Health Policy in Australia- now, then, and forever?
Who would have thought in 2013 that a first term Coalition government would be seeking a second mandate after having deposed a sitting prime minister? The failings of the Rudd and Gillard years are still relatively fresh in the country’s political memory, and were frequently invoked by the government as a warning against a return to Labor. However, as with Labor before it, the Abbott and Turnbull governments could be accused of broken promises, a ‘tin ear’ for politics, leadership uncertainty, failing to set out a coherent policy narrative, and crushed expectations.
This view has been recorded in a number of chapters in the book, From Abbott to Turnbull: New Direction?, due for release in early August. The book has been produced by the Institute for Governance and Policy Analysis at the University of Canberra, the twelfth volume in a series covering each federal government since 1983. It is edited by Chris Aulich, a Visiting Professor at the Institute.
One chapter by researcher John Butcher, analyses the Coalition’s policies in health and social matters over the past three years. Butcher argues that health and social policy under Labor has emphasised the important role of government in providing a fairer and more supportive set of policies; the Abbott and Turnbull governments, by contrast, have been cast in the small government mould with health and welfare seen more as costs than investments.
The Abbott government claimed that they had inherited a ‘budget emergency’, and sought to devolve administrative and financial responsibility onto state and territory governments whose own budgets were already groaning under the weight of growing demand.

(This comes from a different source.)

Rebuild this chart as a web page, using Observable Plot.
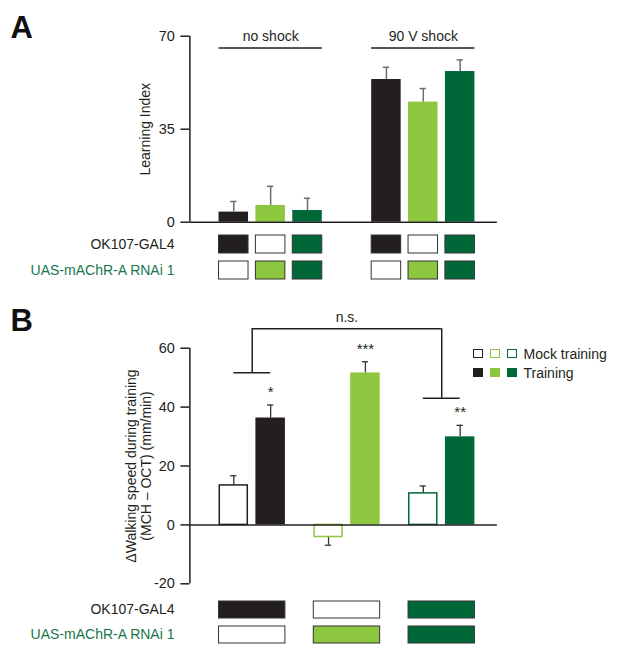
<!DOCTYPE html>
<html>
<head>
<meta charset="utf-8">
<script src="https://cdn.jsdelivr.net/npm/d3@7"></script>
<script src="https://cdn.jsdelivr.net/npm/@observablehq/plot@0.6"></script>
<style>
  body { margin: 0; background: #fff; }
  #fig { position: relative; width: 617px; height: 660px; font-family: "Liberation Sans", Arial, Helvetica, sans-serif; color: #231f20; }
  #fig svg { position: absolute; left: 0; top: 0; }
  .legend { position: absolute; left: 473px; font-size: 14px; line-height: 1; }
  .legend .row { position: absolute; left: 0; white-space: nowrap; }
  .sw { position: absolute; width: 9.5px; height: 9px; box-sizing: border-box; }
  .legend .lab { position: absolute; left: 50.5px; top: -2px; }
</style>
</head>
<body>
<div id="fig"></div>
<script>
// ---------------- data ----------------
const genotypes = ["OK107-GAL4/+", "UAS-mAChR-A RNAi 1/+", "OK107-GAL4 > UAS-mAChR-A RNAi 1"];
const genotypeColors = ["#231f20", "#8dc63f", "#006838"];
const hasGal4 = [true, false, true];
const hasUAS = [false, true, true];
const rowLabels = ["OK107-GAL4", "UAS-mAChR-A RNAi 1"];
const rowLabelColors = ["#231f20", "#17774a"];

// Panel A
const shockConditions = ["no shock", "90 V shock"];
const learningIndex = [[3.8, 6.3, 4.4], [53.7, 45.2, 56.7]];
const learningSEM = [[4.0, 7.2, 4.6], [4.6, 5.1, 4.4]];
const learningTicks = [0, 35, 70];
const learningLabel = "Learning Index";

// Panel B
const trainingConditions = ["Mock training", "Training"];
const walkMock = [13.4, -4.1, 10.7];
const walkMockSEM = [3.3, 2.8, 2.5];
const walkTraining = [36.3, 51.6, 29.9];
const walkTrainingSEM = [4.4, 3.8, 3.9];
const significance = ["*", "***", "**"];
const walkTicks = [-20, 0, 20, 40, 60];
const walkLabel = "\u0394Walking speed during training\n(MCH \u2013 OCT) (mm/min)";
const comparisonLabel = "n.s.";
const bracketLevels = [51.7, 66.6, 43.0]; // left arm, top, right arm (in y units)

// ---------------- layout ----------------
const W = 617, H = 660;
const FONT = '"Liberation Sans", Arial, Helvetica, sans-serif';
const INK = "#231f20";
const xDomain = [-0.79, 7.55];
const mLeft = 189.4, mRight = W - 496.9;
const barW = 0.8;
const aOffset = [0, 4.14];
const bOffset = [0, 2.57, 5.14];
const fig = document.getElementById("fig");
const baseStyle = {background: "transparent", overflow: "visible", fontFamily: FONT, fontSize: "14px", color: INK};

// ---------------- Panel A chart ----------------
const barsA = shockConditions.flatMap((c, k) => genotypes.map((g, i) => ({
  cond: c, geno: g, gi: i, x1: aOffset[k] + i, value: learningIndex[k][i], sem: learningSEM[k][i], color: genotypeColors[i]
})));
const groupsA = shockConditions.map((c, k) => ({label: c, x1: aOffset[k], x2: aOffset[k] + 2 + barW}));

const plotA = Plot.plot({
  width: W, height: H,
  marginLeft: mLeft, marginRight: mRight, marginTop: 35.7, marginBottom: H - 221.7,
  style: baseStyle,
  x: {domain: xDomain, axis: null},
  y: {domain: [0, 70], axis: null, label: null},
  color: {type: "identity"},
  marks: [
    Plot.rectY(barsA, {x1: "x1", x2: d => d.x1 + barW, y1: 0, y2: "value", fill: "color"}),
    Plot.ruleX(barsA, {x: d => d.x1 + barW / 2, y1: "value", y2: d => d.value + d.sem, stroke: "#6d6e71", strokeWidth: 1.5}),
    Plot.ruleY(barsA, {y: d => d.value + d.sem, x1: d => d.x1 + barW / 2 - 0.085, x2: d => d.x1 + barW / 2 + 0.085, stroke: "#6d6e71", strokeWidth: 1.5}),
    Plot.ruleY([0], {stroke: INK, strokeWidth: 1.5}),
    Plot.ruleX([xDomain[0]], {y1: 0, y2: 70, stroke: INK, strokeWidth: 1.5}),
    Plot.axisY({ticks: learningTicks, tickFormat: d => String(d), tickSize: 9, tickPadding: 6, fontSize: 14.5, strokeWidth: 1.5, color: INK, label: null}),
    Plot.text([learningLabel], {frameAnchor: "left", textAnchor: "middle", rotate: -90, dx: -44.4, fontSize: 14, fill: INK}),
    Plot.ruleY(groupsA, {y: 65.6, x1: "x1", x2: "x2", stroke: INK, strokeWidth: 1.5}),
    Plot.text(groupsA, {x: d => (d.x1 + d.x2) / 2, y: 70, text: "label", fontSize: 14, fill: INK})
  ]
});
fig.appendChild(plotA);

// ---------------- genotype grids ----------------
// columns: [{x1, x2, gi}] — which genotype each column stands for
function genotypeGrid(columns, top, bottom) {
  const cells = columns.flatMap(col => rowLabels.map((r, j) => ({
    row: r,
    x1: col.x1,
    x2: col.x2,
    fill: (j === 0 ? hasGal4[col.gi] : hasUAS[col.gi]) ? genotypeColors[col.gi] : "white"
  })));
  return Plot.plot({
    width: W, height: H,
    marginLeft: mLeft, marginRight: mRight, marginTop: top, marginBottom: H - bottom,
    style: baseStyle,
    x: {domain: xDomain, axis: null},
    y: {type: "band", domain: rowLabels, paddingInner: 0.32, paddingOuter: 0, axis: null, label: null},
    color: {type: "identity"},
    marks: [
      Plot.barX(cells, {x1: "x1", x2: "x2", y: "row", fill: "fill", stroke: "#333333", strokeWidth: 1, inset: 0}),
      Plot.text(rowLabels, {y: d => d, frameAnchor: "left", textAnchor: "end", dx: -15.4, fontSize: 14, fill: (d, i) => rowLabelColors[i]})
    ]
  });
}
// panel A: one box per bar
fig.appendChild(genotypeGrid(barsA.map(d => ({x1: d.x1, x2: d.x1 + barW, gi: d.gi})), 235.3, 279));

// ---------------- Panel B chart ----------------
const barsB = genotypes.flatMap((g, k) => [
  {geno: g, cond: trainingConditions[0], x1: bOffset[k], value: walkMock[k], sem: walkMockSEM[k], color: genotypeColors[k], mock: true},
  {geno: g, cond: trainingConditions[1], x1: bOffset[k] + 1, value: walkTraining[k], sem: walkTrainingSEM[k], color: genotypeColors[k], mock: false, star: significance[k]}
]);
const errEnd = d => d.value + Math.sign(d.value) * d.sem;
const trainB = barsB.filter(d => !d.mock);
const leftMid = bOffset[0] + 0.5 + barW / 2, rightMid = bOffset[2] + 0.5 + barW / 2;
const bracketH = [
  {x1: bOffset[0] + barW / 2, x2: bOffset[0] + 1 + barW / 2, y: bracketLevels[0]},
  {x1: leftMid, x2: rightMid, y: bracketLevels[1]},
  {x1: bOffset[2] + barW / 2, x2: bOffset[2] + 1 + barW / 2, y: bracketLevels[2]}
];
const bracketV = [
  {x: leftMid, y1: bracketLevels[0], y2: bracketLevels[1]},
  {x: rightMid, y1: bracketLevels[2], y2: bracketLevels[1]}
];

const plotB = Plot.plot({
  width: W, height: H,
  marginLeft: mLeft, marginRight: mRight, marginTop: 347.7, marginBottom: H - 583.3,
  style: baseStyle,
  x: {domain: xDomain, axis: null},
  y: {domain: [-20, 60], axis: null, label: null},
  color: {type: "identity"},
  marks: [
    Plot.ruleX(barsB, {x: d => d.x1 + barW / 2, y1: "value", y2: errEnd, stroke: "#333333", strokeWidth: 1.3}),
    Plot.ruleY(barsB, {y: errEnd, x1: d => d.x1 + barW / 2 - 0.085, x2: d => d.x1 + barW / 2 + 0.085, stroke: "#333333", strokeWidth: 1.3}),
    Plot.rectY(barsB, {x1: d => d.mock ? d.x1 + 0.02 : d.x1, x2: d => d.mock ? d.x1 + barW - 0.02 : d.x1 + barW, y1: 0, y2: "value",
      fill: d => d.mock ? "white" : d.color, stroke: d => d.mock ? d.color : "none", strokeWidth: 1.5}),
    Plot.ruleY([0], {stroke: INK, strokeWidth: 1.5}),
    Plot.ruleX([xDomain[0]], {y1: -20, y2: 60, stroke: INK, strokeWidth: 1.5}),
    Plot.axisY({ticks: walkTicks, tickFormat: d => String(d), tickSize: 9, tickPadding: 6, fontSize: 14.5, strokeWidth: 1.5, color: INK, label: null}),
    Plot.text([walkLabel], {frameAnchor: "left", textAnchor: "middle", rotate: -90, dx: -50.9, fontSize: 14, lineHeight: 1.07, fill: INK}),
    Plot.text(trainB, {x: d => d.x1 + barW / 2, y: errEnd, text: "star", dy: -13, fontSize: 15, fill: INK}),
    Plot.ruleY(bracketH, {x1: "x1", x2: "x2", y: "y", stroke: INK, strokeWidth: 1.5}),
    Plot.ruleX(bracketV, {x: "x", y1: "y1", y2: "y2", stroke: INK, strokeWidth: 1.5}),
    Plot.text([comparisonLabel], {x: (leftMid + rightMid) / 2, y: bracketLevels[1], dy: -11.5, fontSize: 14, fill: INK})
  ]
});
fig.appendChild(plotB);

// panel B: one wide box per genotype
fig.appendChild(genotypeGrid(genotypes.map((g, k) => ({x1: bOffset[k], x2: bOffset[k] + 1 + barW, gi: k})), 600, 643.3));

// ---------------- legend (HTML) ----------------
const legend = document.createElement("div");
legend.className = "legend";
legend.style.top = "349px";
trainingConditions.forEach((cond, r) => {
  const row = document.createElement("div");
  row.className = "row";
  row.style.top = (r * 18.7) + "px";
  genotypeColors.forEach((c, i) => {
    const sw = document.createElement("div");
    sw.className = "sw";
    sw.style.left = (i * 17) + "px";
    if (r === 0) { sw.style.border = "1.3px solid " + c; sw.style.background = "white"; }
    else { sw.style.background = c; }
    row.appendChild(sw);
  });
  const lab = document.createElement("div");
  lab.className = "lab";
  lab.textContent = cond;
  row.appendChild(lab);
  legend.appendChild(row);
});
fig.appendChild(legend);

// ---------------- panel letters ----------------
const letters = d3.create("svg").attr("width", W).attr("height", H).style("overflow", "visible");
letters.selectAll("text").data([{t: "A", y: 38}, {t: "B", y: 331}]).join("text")
  .attr("x", 10.5).attr("y", d => d.y).text(d => d.t)
  .attr("font-family", FONT).attr("font-weight", "bold").attr("font-size", 31).attr("fill", "#111");
fig.appendChild(letters.node());
</script>
</body>
</html>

Turnbull continued this trajectory with his failed proposal to invest states and territories with the authority to levy income taxes and to consider assuming full responsibility for public education.
During the election campaign, Labor accused the Coalition of proposing to privatise Medicare, an accusation which clearly resonated with the voters. In return, the government accused Labor of peddling a lie and they tried to assure Australians that they had no intention of privatising Medicare.
What is clear is that the electorate did not believe the Turnbull government’s assurances. They had been duped by a Tony Abbott comment in the days before the 2013 election where he promised voters that the Coalition was on a ‘unity ticket’ with Labor in relation to health and education (among other matters) – promises which were broken within weeks of being elected.
During the Abbott-Turnbull period, the Coalition proposed to add a co-payment for GP services, freeze rebates, reduce bulk-billing incentives, increase hospital charges for ‘walk-in patients’, and reduce the real value of grants to the states for hospitals. All these measures would have required patients to pay more for their health services. The scare campaign worked because people were already scared about the Coalition dismantling public health.
We should also not forget that increasing consumer payments is considered by most as one form of privatisation. Expecting health services to be funded more by private-user funds, accompanied by a reduction in public funding is one privatising mechanism, alongside others such as selling off government assets (like Medibank Private or Telstra) or replacing public providers with private ones (such as Detention Centre management, outsourcing employment services). All these privatisation technologies lead to us relying more on private institutions and less on government to satisfy our needs.